After we returned home, I was in the bathroom doing my usual crying-before-I-wash-my-face-for-the-night routine and it hit me. I always try to find the reasons behind all this bullshit that God puts me through. I'm convinced I'll have a stronger marriage, that I'll treasure my baby more, I'll be a more attentive parent, I'll have a shared empathy with millions of people, I'll gain an overwhelming sense of compassion toward other woman. I never realized what the benefit was for my dh. Why was he picked to go through all this hell with me? I realized it there, in the bathroom, mid-cry. Yes, I make him more angry than anyone ever has, but it's because I force him to deal with this. He can't avoid it and pretend it doesn't exist like he has with any other difficult time in his life. He has to acknowledge it, understand it, accept it, and learn to live it. I came running out of the bathroom with tears running down my face to explain to him my newly understood rationale for his misery. He smiled and he knew it was true. He told me that although his anger for me is more intense than anger he's ever felt before, so is his love.

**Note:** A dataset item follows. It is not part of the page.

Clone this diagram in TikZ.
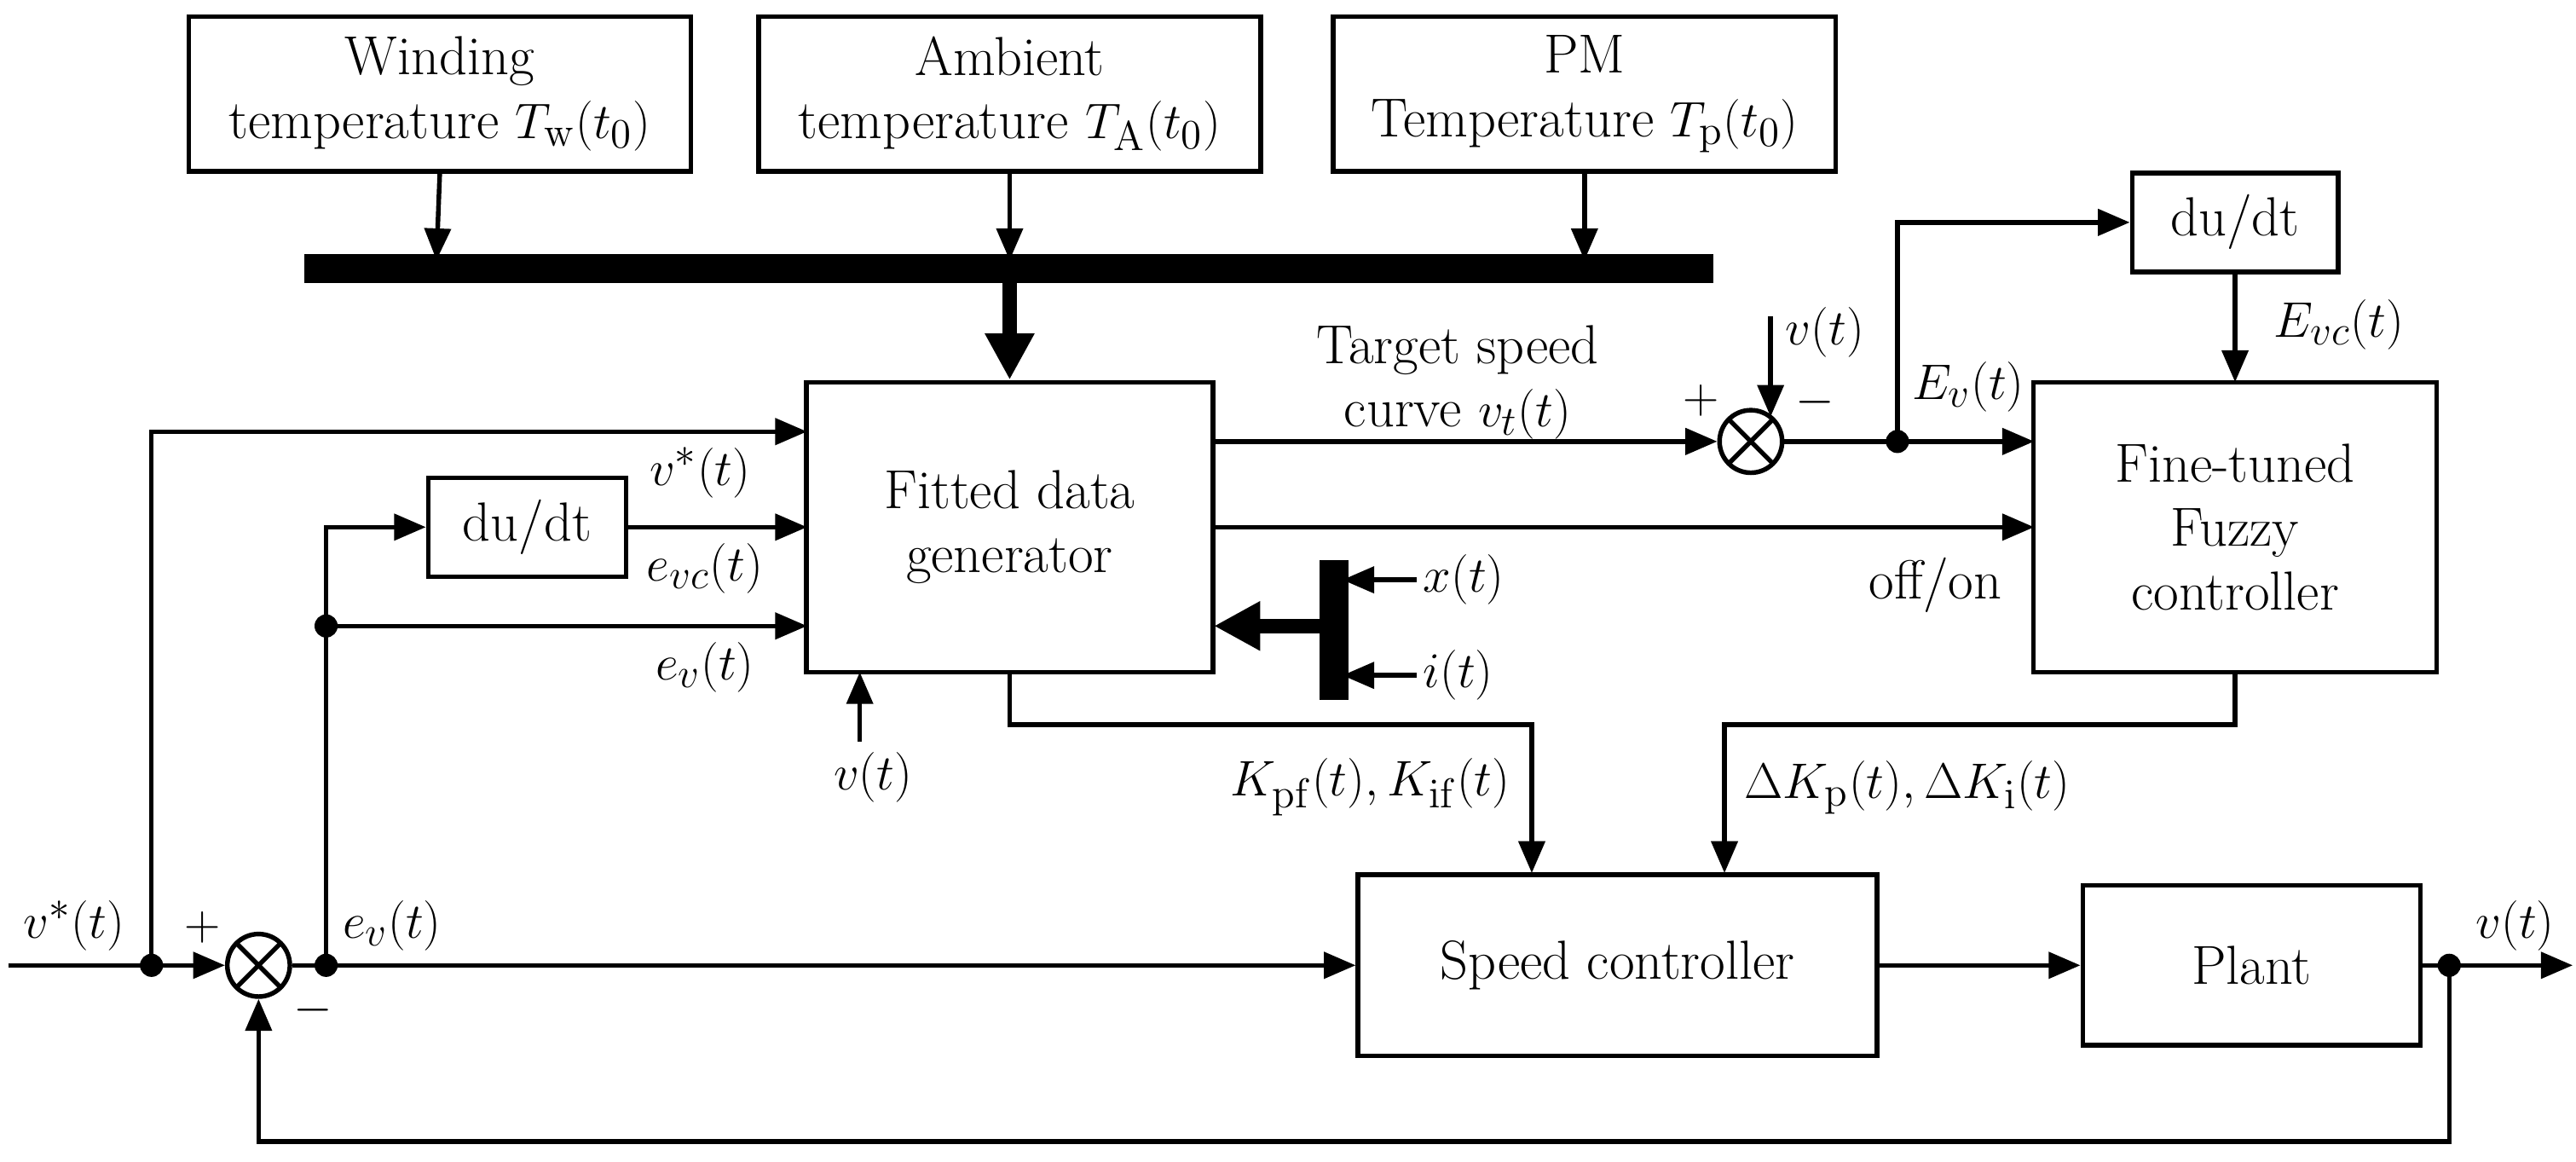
\documentclass[tikz,border=0pt]{standalone}
\usetikzlibrary{arrows.meta}
\begin{document}
\begin{tikzpicture}[x=0.02cm,y=-0.02cm,
  every node/.style={font=\fontsize{19}{22}\selectfont},
  box/.style={draw,line width=1.6pt,align=center,inner sep=0pt},
  ln/.style={line width=1.6pt},
  ar/.style={line width=1.6pt,-{Triangle[length=11pt,width=9pt]}},
  tar/.style={line width=5pt,-{Triangle[length=16pt,width=16pt]}},
  dot/.style={circle,fill,inner sep=0pt,minimum size=8pt},
  sumj/.style={circle,draw,line width=1.6pt,minimum size=0.76cm,inner sep=0pt,path picture={\draw[line width=1.6pt] (path picture bounding box.north west)--(path picture bounding box.south east) (path picture bounding box.north east)--(path picture bounding box.south west);}},
  lab/.style={inner sep=1pt}]
\useasboundingbox (0,0) rectangle (1564,705);
% boxes
\node[box,minimum width=305*0.02cm,minimum height=94*0.02cm] (bw) at (267,57) {Winding\\temperature $T_{\mathrm{w}}(t_0)$};
\node[box,minimum width=305*0.02cm,minimum height=94*0.02cm] (ba) at (613,57) {Ambient\\temperature $T_{\mathrm{A}}(t_0)$};
\node[box,minimum width=305*0.02cm,minimum height=94*0.02cm] (bp) at (962,57) {PM\\Temperature $T_{\mathrm{p}}(t_0)$};
\node[box,minimum width=247*0.02cm,minimum height=176*0.02cm] (fdg) at (613,320) {Fitted data\\generator};
\node[box,minimum width=245*0.02cm,minimum height=176*0.02cm] (ftf) at (1357,320) {Fine-tuned\\Fuzzy\\controller};
\node[box,minimum width=125*0.02cm,minimum height=60*0.02cm] (d2) at (1357,135) {du/dt};
\node[box,minimum width=120*0.02cm,minimum height=60*0.02cm] (d1) at (320,320) {du/dt};
\node[box,minimum width=315*0.02cm,minimum height=110*0.02cm] (sc) at (982,586) {Speed controller};
\node[box,minimum width=205*0.02cm,minimum height=97*0.02cm] (pl) at (1367,586) {Plant};
\node[sumj] (s1) at (157,586) {};
\node[sumj] (s2) at (1063,268) {};
% bars
\coordinate (barL) at (185,163); \coordinate (barR) at (1040,163);
\draw[line width=10pt] (barL)--(barR);
\coordinate (vb1) at (810,340); \coordinate (vb2) at (810,425);
\draw[line width=10pt] (vb1)--(vb2);
% top arrows
\draw[ar] (bw.south)--(265,158);
\draw[ar] (ba.south)--(613,158);
\draw[ar] (bp.south)--(962,158);
\draw[tar] (613,168)--(fdg.north);
% input side
\coordinate (in) at (5,586); \coordinate (d92) at (92,586); \coordinate (d198) at (198,586);
\coordinate (d198b) at (198,380);
\draw[ar] (in)--(s1.west);
\node[dot] at (d92) {}; \node[dot] at (d198) {}; \node[dot] at (d198b) {};
\draw[ar] (d92)--(92,262)--(490,262);
\draw[ln] (s1.east)--(d198);
\draw[ar] (d198)--(sc.west);
\draw[ar] (d198)--(198,320)--(d1.west);
\draw[ar] (d198b)--(490,380);
\draw[ar] (d1.east)--(490,320);
\node[lab] at (425,287) {$v^{*}(t)$};
\node[lab] at (428,345) {$e_{vc}(t)$};
\node[lab] at (428,405) {$e_{v}(t)$};
\node[lab] at (45,562) {$v^{*}(t)$};
\node[lab] at (238,562) {$e_{v}(t)$};
\node[lab] at (123,563) {$+$};
\node[lab] at (190,613) {$-$};
% v(t) into fdg bottom
\coordinate (vin) at (522,450);
\draw[ar] (vin)--(522,408);
\node[lab] at (530,472) {$v(t)$};
% x, i
\draw[ar] (860,352)--(815,352); \node[lab,anchor=west] at (862,352) {$x(t)$};
\draw[ar] (860,410)--(815,410); \node[lab,anchor=west] at (862,410) {$i(t)$};
\draw[tar] (805,380)--(737,380);
% fdg outputs
\draw[ar] (737,268)--(s2.west);
\node[lab,align=center] at (885,232) {Target speed\\curve $v_{t}(t)$};
\draw[ar] (737,320)--(1235,320);
\node[lab] at (1175,355) {off/on};
\draw[ar] (613,408)--(613,440)--(930,440)--(930,530);
\node[lab] at (832,478) {$K_{\mathrm{pf}}(t),K_{\mathrm{if}}(t)$};
\draw[ar] (ftf.south)--(1357,440)--(1047,440)--(1047,530);
\node[lab] at (1158,478) {$\Delta K_{\mathrm{p}}(t),\Delta K_{\mathrm{i}}(t)$};
% sum2
\node[lab] at (1033,243) {$+$};
\node[lab] at (1102,244) {$-$};
\draw[ar] (1075,192)--(1075,253);
\node[lab] at (1108,202) {$v(t)$};
\coordinate (d1152) at (1152,268);
\draw[ar] (s2.east)--(1235,268);
\node[dot] at (d1152) {};
\draw[ar] (d1152)--(1152,135)--(d2.west);
\node[lab] at (1195,235) {$E_{v}(t)$};
\draw[ar] (d2.south)--(1357,232);
\node[lab] at (1420,197) {$E_{vc}(t)$};
% main forward
\draw[ar] (sc.east)--(pl.west);
\coordinate (out) at (1562,586); \coordinate (d1487) at (1487,586);
\draw[ar] (pl.east)--(out);
\node[dot] at (d1487) {};
\node[lab] at (1527,562) {$v(t)$};
\draw[ar] (d1487)--(1487,693)--(157,693)--(s1.south);
\end{tikzpicture}
\end{document}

I wouldn't infertility as a method to teach anyone a lesson, but, I am infertile and while I'm here I am definitely learning quite a few lessons. I'll take it. I'll take a tearful embrace with my soul mate as we both realize that there is a reason for this misery beyond our understanding, and today, God has given us enough of a taste of understanding to satisfy our appetite for now. Thank you.

Saturday, May 16, 2009

Amani....I miss your blog!


If you read this, I'd love access to your blog now that you've made it private (if you are giving access to anyone, that is). I've followed your journey for so long....not having updates is killing me! I do understand and respect your privacy though, so no problem if you are keeping it totally private. You're in my thoughts.

Monday, May 11, 2009

A sigh of relief

I emailed M, I couldn't take it any more, it had been 5 days since we emailed last which may not seem like a long time but it was unusually long for us not to email. I told her that I'm sorry to sound paranoid, but it's tough to be so dependent on another woman to make me a mom...and go through an unusually long period of time without speaking with that person. So, she emailed me back and everything is fine. Her MIL was moving to their state from New Jersey this weekend, so they were busy with that, and the later part of last week was swamped with kid related activities. She said she is anxiously awaiting next year, and although she'll wait for us as long as we need her to, she's ready to start now! We're not, of course, but it's so wonderful that we have her in our life. We leave for Disney World on Wednesday and I'm so glad I've had to chance to talk with M before we left. This is just a small reminder of how difficult it will be to relinquish control to another woman, in another state, for 9 months while she carries and nurtures our baby. I imagine this is only the tip of the iceberg in understanding how impossibly difficult this will be.